U.S. intelligence agencies have confirmed reports that Iran has moved troops and equipment to the front and virtually emptied its arsenals of spare parts, the officials said.
"They have troops massing along both the southern and central fronts," a State Department official said, speaking on condition that he not be identified. "The army is mostly in the center, the Revolutionary Guard in the south. The consensus here is that the attack is probably going to come in both places."
Meanwhile, according to diplomats here, the past month has seen two significant developments in the fighting: bold attacks by Iran against shipping near the gulf states and a major expansion of targets by Iraq.
In the first nine months of the year, 73 ships have been attacked, compared to about 40 last year and about the same number the year before, according to shipping industry sources.
In the past, Iraq has concentrated its attacks on Iran's Kharg Island oil terminal and ships nearby. In mid-September, Iraqi warplanes reduced loading facilities at the Kharg terminal to those on one jetty, but oil was still believed to be flowing.
In an effort to escape the Iraqi warplanes, Iran had set up a shuttle service to move crude oil by sea from the Kharg Island terminal to Sirri Island, about 350 miles further down the gulf. In that way, it was thought, foreign tankers could take on oil out of range of Iraqi warplanes, saving huge insurance premiums. But last month Iraqi planes attacked Sirri Island, setting the terminal ablaze and damaging three tankers.

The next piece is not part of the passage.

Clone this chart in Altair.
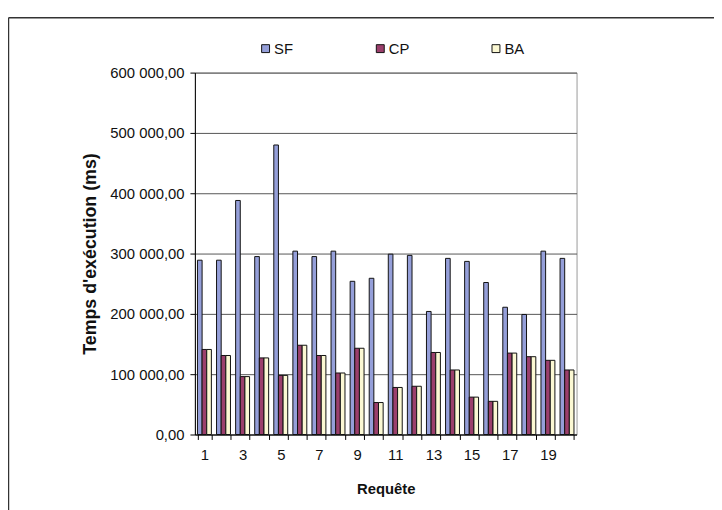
import altair as alt
import pandas as pd

queries = list(range(1, 21))
sf = [289000, 289000, 388000, 295000, 480000, 304000, 295000, 304000, 254000, 259000,
      299000, 297000, 204000, 292000, 287000, 252000, 211000, 199000, 304000, 292000]
cp = [141000, 131000, 96000, 127000, 98000, 148000, 131000, 102000, 143000, 53000,
      78000, 80000, 136000, 107000, 62000, 55000, 135000, 129000, 123000, 107000]
ba = [141000, 131000, 96000, 127000, 98000, 148000, 131000, 102000, 143000, 53000,
      78000, 80000, 136000, 107000, 62000, 55000, 135000, 129000, 123000, 107000]
series = ["SF", "CP", "BA"]
colors = ["#959fd9", "#9b3f6c", "#fbf8d3"]

rows = []
for name, vals in zip(series, [sf, cp, ba]):
    for q, v in zip(queries, vals):
        rows.append({"Requête": q, "Série": name, "Temps": v})
df = pd.DataFrame(rows)

FONT = "Liberation Sans"

bars = alt.Chart(df).mark_bar(stroke="#111111", strokeWidth=1).encode(
    x=alt.X("Requête:O",
            scale=alt.Scale(paddingInner=0.27, paddingOuter=0.135),
            axis=alt.Axis(title="Requête", labelAngle=0, tickBand="extent",
                          labelExpr="datum.value % 2 == 1 ? datum.label : ''",
                          tickSize=5, tickColor="#000000", domainColor="#000000",
                          labelPadding=8, titlePadding=20, labelFontSize=15,
                          titleFontSize=15, labelFont=FONT, titleFont=FONT,
                          labelColor="#111111", titleColor="#111111", grid=False)),
    xOffset=alt.XOffset("Série:N", sort=series),
    y=alt.Y("Temps:Q",
            scale=alt.Scale(domain=[0, 600000], nice=False),
            axis=alt.Axis(title="Temps d'exécution (ms)",
                          values=[0, 100000, 200000, 300000, 400000, 500000, 600000],
                          labelExpr="replace(replace(replace(format(datum.value, ',.2f'), '.', '#'), ',', ' '), '#', ',')",
                          tickSize=5, tickColor="#000000", domainColor="#000000",
                          gridColor="#555555", gridWidth=1, labelPadding=6,
                          titlePadding=10, labelFontSize=15, titleFontSize=18,
                          labelFont=FONT, titleFont=FONT,
                          labelColor="#111111", titleColor="#111111")),
    color=alt.Color("Série:N", sort=series,
                    scale=alt.Scale(domain=series, range=colors),
                    legend=alt.Legend(title=None, orient="none", direction="horizontal",
                                      legendX=64, legendY=-32, symbolType="square",
                                      symbolSize=64, symbolStrokeColor="#111111",
                                      symbolStrokeWidth=1, labelFontSize=15,
                                      labelFont=FONT, labelColor="#111111",
                                      columnPadding=80, labelOffset=1)),
)

frame_data = alt.Data(values=[{"a": 1}])
left_line = alt.Chart(frame_data).mark_rule(color="#333333", strokeWidth=1.5).encode(
    x=alt.value(-188.5), y=alt.value(-55.5), y2=alt.value(445))
top_line = alt.Chart(frame_data).mark_rule(color="#333333", strokeWidth=1.5).encode(
    x=alt.value(-188.5), x2=alt.value(530), y=alt.value(-55.5))

chart = alt.layer(bars, left_line, top_line).properties(
    width=386, height=366,
    autosize=alt.AutoSizeParams(type="none"),
    padding={"left": 189, "top": 62.5, "right": 139, "bottom": 73},
    background="white",
).configure_view(stroke="#999999", strokeWidth=1)

chart.save("out.html", embed_options={"renderer": "svg", "actions": False})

According to Western diplomats, the Iraqis were able to reach Sirri by using recently acquired French Mirage F1-E fighter-bombers that were refueled in the air with Soviet-supplied AN-12 tanker planes.
The Iraqis are also believed to be equipped with laser-guided "smart bombs," which have greatly increased the accuracy of their bombing. In the past, Iraqi pilots were regularly accused of cowardice for dumping their bombs at high altitude, beyond the range of anti-aircraft weapons.
The Iraqi president, Saddam Hussein, acknowledged that the recent raids are part of a new strategy aimed at crippling Iran's economy, a tacit admission that the war could not be ended on the battlefield alone.
"We will be forced to destroy the structure of their economy so that their hungry people will press them to end the war," Saddam said the other day.
Iran is now believed to be shuttling oil from Kharg Island to Larak Island, another 120 miles down the gulf from Sirri and virtually in the Strait of Hormuz. Iran has frequently threatened to close the strait if it is denied free access to the gulf.
On Aug. 21, a 160,000-ton Kuwaiti-registered tanker, the Al Funtes, was attacked at night by a gunboat presumed to be Iranian about 35 miles off the coast of Saudi Arabia.
In the past, Iran has used a combination of jet aircraft and helicopter gunships equipped with missiles--both provided by the United States before the 1979 revolution--to attack shipping in the gulf. Never before had the Iranians ventured out with their navy to attack shipping or carried out a raid at night, and both developments caused concern along the gulf.
"Such actions and attacks will only raise tension in the region," the Kuwaiti Cabinet said in a statement.